Reprodução da coluna “Menu Político”, caderno “People”, edição de 27/12/2015 do O POVO.

Cícero, acusador de Catilina, ganhou a eleição com métodos heterodoxos
Plínio Bortolotti

Além da razia que vem promovendo contra políticos e empresários, a Polícia Federal (PF) resolveu também investir em cultura, ao batizar de “Catilinárias” a operação que deu um baculejo na casas de Eduardo Cunha (PMDB), o famigerado presidente da Câmara dos Deputados.

Logo, todo mundo virou especialista em Marcus Tullius Cicero, o tribuno que denunciou em discursos arrasadores seu inimigo Lucius Sergius Catilina, por este conspirar contra a República Romana. O conjunto de discursos, conhecido como “catilinárias”, é até hoje usado como exemplo de oratória, e de como desencadear a ação por meio de palavras.

Dois trechos do primeiro discurso, dos quatro que pronunciou contra Catilina, são repetidas à náusea para comentar – com ares de intelectualidade – qualquer assunto: muitas vezes utilizados por escribas sem inspiração, como este que voz fala.

“Até quando, ó Catilina, abusarás da nossa paciência? Por quanto tempo ainda há de zombar de nós essa tua loucura? A que extremos haverá de precipitar a tua audácia sem freio?” E a frase exclamação “Ó tempos, ó costumes!”

Porém, se Cicero apelava para os “bons costumes” ele mesmo não era atento observador deles. Isso, a se levar em conta a forma como foi eleito para o posto de cônsul, o cargo mais importante em Roma, nos idos dos anos 60 a.C.

Há algum tempo li uma carta escrita por Quintus Tullius dirigida a seu irmão Marcus Tullius Cicero, que se preparava para a disputa mais importante de sua vida, orientando-o como proceder para cabalar votos. A carta de Quintus ao irmão está reproduzida no livro Como ganhar uma eleição, da editora Edipro.

As técnicas para conquistar votos são mesmas utilizadas até hoje e, retirando-se a data, o manual poderia ser assinado por qualquer marqueteiro, desses que pululam por aí, que ninguém iria imaginá-lo tão antigo.

Tullius começa por dizer que o irmão candidato precisava cuidar bem das “relações pessoais” fazendo “pequenos favores” às pessoas certas e que deveria agir com um “camaleão”, adaptando a sua fala a cada indivíduos, mudando o discurso quando necessário.

“Prometa qualquer coisa a qualquer um”, pois “as pessoas preferem uma mentira conveniente a uma recusa direta”. E propõe uma campanha “cheia de vida e de espetáculo, que tanto atrai as massas”. E, lógico: “Também não fará mal se você lembrar o quão desqualificado são seus oponentes, acusando-os de crimes, escândalos sexuais e corrupção em que poderão estar envolvidos”.
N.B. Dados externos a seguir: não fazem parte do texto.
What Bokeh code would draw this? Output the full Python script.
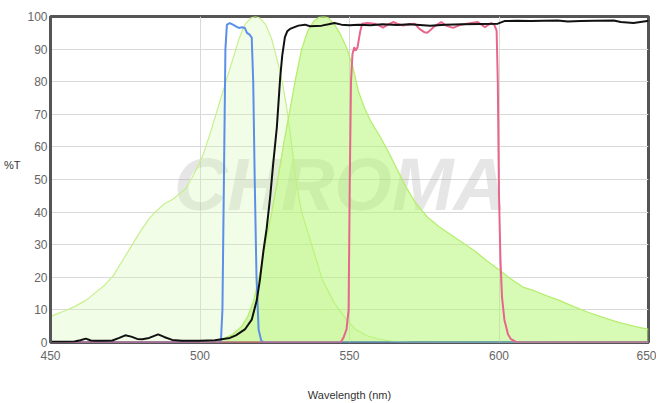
from bokeh.plotting import figure
from bokeh.models import Label, FixedTicker
from bokeh.embed import file_html
from bokeh.resources import INLINE

# ---- data (wavelength nm, %T) ----
ex_wl = [450, 455, 458, 462, 465, 468, 471, 474, 477, 480, 483, 485, 488, 491, 493, 495, 497, 499, 501, 503,
         505, 507, 509, 511, 513, 515, 517, 518.5, 520, 522, 524, 526, 527.5, 529, 530.5, 532, 534, 537, 541,
         545, 549, 552, 556, 560, 565, 570, 650]
ex_t = [8, 9.8, 11, 13, 15.3, 17.5, 20.5, 25, 29.5, 34, 38, 40, 42.5, 44, 45.5, 47, 50, 53.5, 57.5, 63,
        69, 75, 81, 87, 93, 97.5, 99.5, 100, 99.5, 97.5, 93, 86, 80, 72, 62, 50, 40, 31, 19,
        12, 7, 4, 2, 1, 0.3, 0.1, 0]

em_wl = [500, 505, 508, 511, 514, 516, 518, 520, 522, 524, 526, 528, 530, 532, 534, 536, 538, 540, 541.5,
         543, 545, 547, 549, 551, 553, 555, 557, 560, 563, 566, 569, 572, 576, 580, 584, 588, 592, 596,
         600, 604, 608, 612, 616, 620, 625, 630, 635, 640, 645, 650]
em_t = [0, 0.5, 1.2, 2.5, 5, 8, 13, 21, 31, 40, 50, 61, 71, 81, 90, 95.5, 98.5, 99.8, 100,
        99.5, 97.5, 94.5, 90.5, 85, 77, 72, 68, 63.5, 58.5, 53, 47.5, 43, 38.5, 35.5, 33, 30.5, 28, 25,
        22.3, 19.5, 17, 15.8, 14.3, 13, 11, 9.2, 7.6, 6.2, 5, 4]

ex_filter_wl = [450, 506, 507, 507.5, 508, 508.5, 509, 510, 511, 512, 513, 514, 515, 515.7, 516.5, 517.3,
                517.8, 518.3, 518.9, 519.6, 520.5, 521.5, 650]
ex_filter_t = [0, 0, 0.5, 10, 50, 90, 97.5, 98, 97.5, 97, 96.5, 96.7, 96.5, 95, 94.5, 93.5,
               80, 50, 20, 4, 0.5, 0, 0]

em_filter_wl = [450, 547, 548, 549, 549.7, 550.1, 550.5, 551, 551.6, 552, 552.7, 553.5, 554.2, 556, 558.4,
                560, 561.2, 563, 564.6, 566, 567.9, 570, 571.8, 573.4, 575, 576, 577, 578.4, 580.7, 582.3,
                584.6, 587.3, 590.7, 592.9, 595.3, 597.3, 598.4, 599.2, 599.6, 600, 600.5, 601, 601.8, 603,
                604, 606, 650]
em_filter_t = [0, 0, 1.5, 4, 10, 50, 80, 88.5, 90.6, 89.5, 90.6, 95, 97.8, 98, 97.8,
               97.2, 96.6, 97.6, 98.3, 97.8, 97.2, 97.6, 97.8, 96.2, 95.2, 95, 95.8, 97, 98.3, 97.2,
               96.5, 97.5, 98, 98.3, 96.7, 98, 97.5, 95.7, 80, 45, 25, 14, 7, 2.5,
               1, 0, 0]

dichroic_wl = [450, 455, 458, 460, 461.8, 463.5, 465, 468, 470.7, 473, 475, 477, 479, 480.7, 483, 486, 488,
               490.7, 494, 500, 505, 510, 512, 515, 517.3, 519, 520, 521.2, 522.3, 523.5, 524.5, 525.7,
               526.8, 527.5, 528.4, 529.2, 530.1, 532.9, 535.1, 536.8, 540.7, 543, 545, 547.3, 550, 553,
               557, 561, 566, 570, 577, 582, 588, 594, 599.6, 601.8, 606, 610.7, 615, 619.6, 623, 627.3,
               632, 638.4, 640.7, 645, 649.6, 650]
dichroic_t = [0.2, 0.2, 0.3, 0.7, 1.2, 0.6, 0.5, 0.5, 0.6, 1.4, 2.2, 1.8, 1.1, 1.0, 1.4, 2.5, 1.7,
              0.8, 0.5, 0.5, 0.7, 1.4, 2.2, 4, 7, 13, 19, 28, 35, 45, 55, 66,
              81, 88, 93.7, 95.5, 96.2, 97.2, 97.5, 97, 97.2, 97.6, 98, 97.5, 97.3, 97.5,
              97.3, 97.6, 97.4, 97.6, 97.2, 97.5, 97.6, 97.7, 97.8, 98.6, 98.7, 98.6, 98.7, 98.8, 98.5, 98.6,
              98.7, 98.8, 98.3, 98, 98.6, 98.6]

x_ticks = [450, 500, 550, 600, 650]
y_ticks = [0, 10, 20, 30, 40, 50, 60, 70, 80, 90, 100]

FONT = "Liberation Sans"

p = figure(width=656, height=403, x_range=(450, 650), y_range=(0, 100),
           output_backend="svg", toolbar_location=None,
           min_border_left=48, min_border_right=8, min_border_top=16, min_border_bottom=60)

p.background_fill_color = "white"
p.border_fill_color = "white"
p.outline_line_color = "#555555"
p.outline_line_width = 3

for ax in (p.xaxis[0], p.yaxis[0]):
    ax.major_tick_line_color = None
    ax.minor_tick_line_color = None
    ax.major_label_text_font = FONT
    ax.major_label_text_font_size = "12px"
    ax.major_label_text_color = "#666666"
    ax.axis_label_text_font = FONT
    ax.axis_label_text_font_size = "11px"
    ax.axis_label_text_font_style = "normal"
    ax.axis_label_text_color = "#333333"
p.xaxis[0].ticker = FixedTicker(ticks=x_ticks)
p.yaxis[0].ticker = FixedTicker(ticks=y_ticks)
p.xaxis[0].axis_line_color = None
p.yaxis[0].axis_line_color = "#555555"
p.yaxis[0].axis_line_width = 3
p.xaxis[0].major_label_standoff = 2
p.yaxis[0].major_label_standoff = -3

p.xaxis[0].axis_label = "Wavelength (nm)"
p.xaxis[0].axis_label_standoff = 26
p.yaxis[0].axis_label = "%T\n\n"
p.yaxis[0].axis_label_standoff = 4
try:
    p.yaxis[0].axis_label_orientation = "horizontal"
except Exception:
    p.yaxis[0].axis_label = "%T"

p.xgrid.grid_line_color = "#d9d9d9"
p.ygrid.grid_line_color = "#d9d9d9"
p.xgrid.ticker = FixedTicker(ticks=x_ticks)
p.ygrid.ticker = FixedTicker(ticks=y_ticks)

# watermark
wm = Label(x=290, y=158, x_units="screen", y_units="screen", text="CHROMA",
           text_font=FONT, text_font_style="bold italic", text_font_size="74px",
           text_color="#9a9a9a", text_alpha=0.25, text_align="center", text_baseline="middle",
           level="underlay")
p.add_layout(wm)

# spectra
p.varea(x=ex_wl, y1=0, y2=ex_t, fill_color="#d4f8b2", fill_alpha=0.3)
p.line(ex_wl, ex_t, line_color="#c6f08c", line_width=1.2)
p.varea(x=em_wl, y1=0, y2=em_t, fill_color="#b0f66a", fill_alpha=0.5)
p.line(em_wl, em_t, line_color="#b6ee6e", line_width=1.3)

p.line(ex_filter_wl, ex_filter_t, line_color="#5b8fe8", line_width=2)
p.line(em_filter_wl, em_filter_t, line_color="#e8668c", line_width=2)
p.line(dichroic_wl, dichroic_t, line_color="#111111", line_width=2)

open("out.html", "w").write(file_html(p, INLINE))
Ao tempo em que recomenda promessas para o povo, o irmão marqueteiro não se esquece das elites: “Diga ao Senado que você vai manter os privilégios e poderes que tradicionalmente tiveram; deixe a comunidade de negócios e os mais ricos saberem que você é favorável à paz…”

Quintus lembra ao irmão que a política “é cheia de engodo, trapaça e traição” e recomenda que ele aprenda a “arte da bajulação”, que é “um negócio detestável na vida normal, mas essencial quando se é candidato a um cargo público”.

Tudo leva a crer que Cicero tenha seguido as prédicas do irmão, pois sendo um candidato “forasteiro” – não pertencente à aristocracia – acabou sendo eleito.

NOTAS

Opositor
A propósito, dois dos principais opositores de Cicero na disputa ao cargo de cônsul eram Antonius e Lucius Sergius Catilina, que, derrotado, passou a conspirar contra a República.

Catilina
O perfil que Quintus traça de Catilina, na carta dirigida ao irmão Cicero, é devastador. O adjetivo mais suave que ele dedica a Catilina é “desprezível”. Suspeito que os responsáveis pelo nome da operação da Polícia Federal  tenham lido o livro citado nesta coluna.

Nomes
No meu artigo de quinta-feira (24/12/2015), na editoria de Opinião, abordei o perfil de Catilina, conforme o via Quintus Tullius.